Tristram Spence’s father, Wilson, had also been killed in a stonefall down Brancepeth four years earlier, and his grandfather and uncle had died in the 1880 Seaham pit disaster. Tristram, 31, had been so taken by his father’s funeral that he had asked that, should he ever suffer the same fate, the Willington brass band should also play at his funeral. And so it did.
And the mother of the youngest victim, Thomas Carling, just 14, had asked him not to go to work that fateful shift as his intended brother-in-law was seriously unwell. The brother-in-law died the night of the explosion and so the two were buried in the same grave.
The first funerals were held on Thursday, April 16. “The corteges, each headed by a hearse and several conveyances, extended over half a mile, and almost every house showed drawn blinds,” said the Echo. “Over a thousand persons walked behind the hearses.”

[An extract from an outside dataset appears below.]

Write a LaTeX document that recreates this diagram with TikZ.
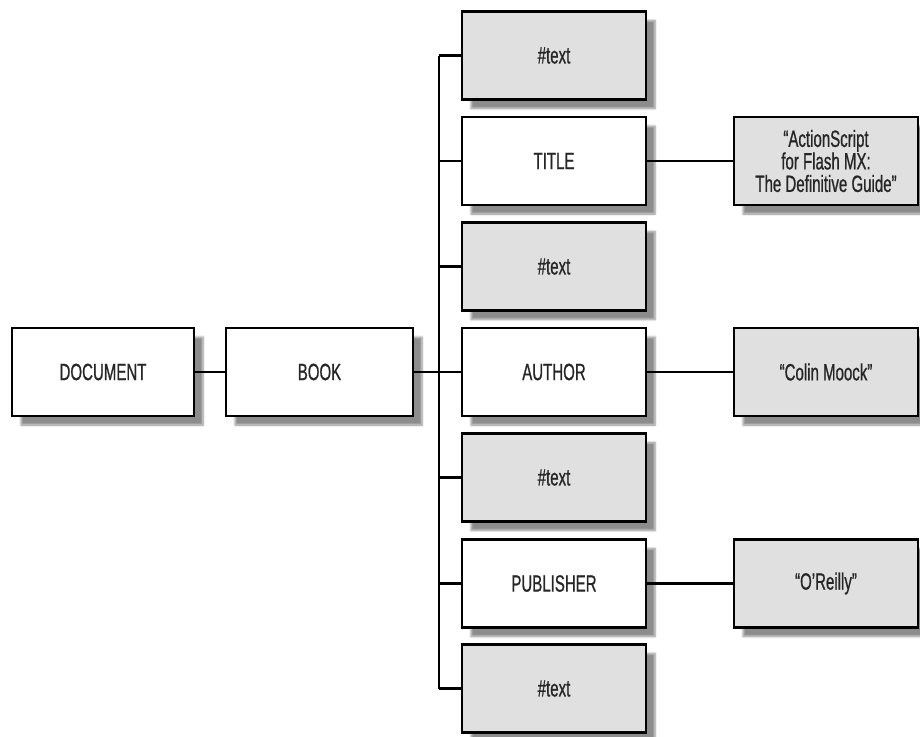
\documentclass[tikz,border=0pt]{standalone}
\usepackage{fontspec}
\setmainfont[FakeStretch=0.64, FakeBold=0.8]{Liberation Sans}
\usetikzlibrary{shadows.blur}
\tikzset{
    elbox/.style={draw=black, line width=2.6pt, fill=white, minimum width=184pt, minimum height=88pt,
        text=black!85, font=\fontsize{23.5}{22.5}\selectfont, align=center,
        blur shadow={shadow xshift=9pt, shadow yshift=-9pt, shadow blur steps=6, shadow opacity=45}},
    txtbox/.style={elbox, fill=black!12},
    link/.style={line width=2.4pt}
}
\begin{document}
\begin{tikzpicture}[x=1pt, y=-1pt]
    \useasboundingbox (0,0) rectangle (920,736);
    % Root and book
    \node[elbox, minimum width=182pt] (doc) at (103,372) {DOCUMENT};
    \node[elbox, minimum width=187pt] (book) at (319.5,372) {BOOK};
    \coordinate (bus) at (439,372);
    % Children of book
    \node[txtbox] (c1) at (554,55.5) {\#text};
    \node[elbox] (title) at (554,161) {TITLE};
    \node[txtbox] (c3) at (554,266.5) {\#text};
    \node[elbox] (author) at (554,372) {AUTHOR};
    \node[txtbox] (c5) at (554,477.5) {\#text};
    \node[elbox] (publisher) at (554,583.5) {PUBLISHER};
    \node[txtbox] (c7) at (554,688.5) {\#text};
    % Text values
    \node[txtbox] (titletext) at (826,161) {“ActionScript\\for Flash MX:\\The Definitive Guide”};
    \node[txtbox] (authortext) at (826,372) {“Colin Moock”};
    \node[txtbox] (pubtext) at (826,583.5) {“O’Reilly”};
    % Connectors
    \draw[link] (doc) -- (book);
    \draw[link] (book) -- (author);
    \draw[link] (c1.west -| bus) -- (c7.west -| bus);
    \foreach \n in {c1, title, c3, c5, publisher, c7}
        \draw[link] (\n.west) -- (\n.west -| bus);
    \draw[link] (title) -- (titletext);
    \draw[link] (author) -- (authortext);
    \draw[link] (publisher) -- (pubtext);
\end{tikzpicture}
\end{document}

And so the living quickly had to come to terms with their loss – the parents with the loss of their sons, the widows with the loss of their breadwinners, the children and even the unborn babies with the loss of their fathers.
That is why the memorial plaque was so important to Willington and why it is so good that it has been rescued from the derelict welfare to go on permanent display at Beamish.
AN inquiry into the disaster concluded a month later that someone – probably the extremely experienced mastershifter, John Rogerson, 66 – had fired a shot of gunpowder. It could have been deliberate to bring down some stone, although a powder canister was found near the seat of the explosion which could have been fired accidentally.
The inquiry concluded that the shot had ignited the coal dust in the atmosphere which caused the explosion which, it said, “culminated in the deaths of 20 men and boys accidentally”.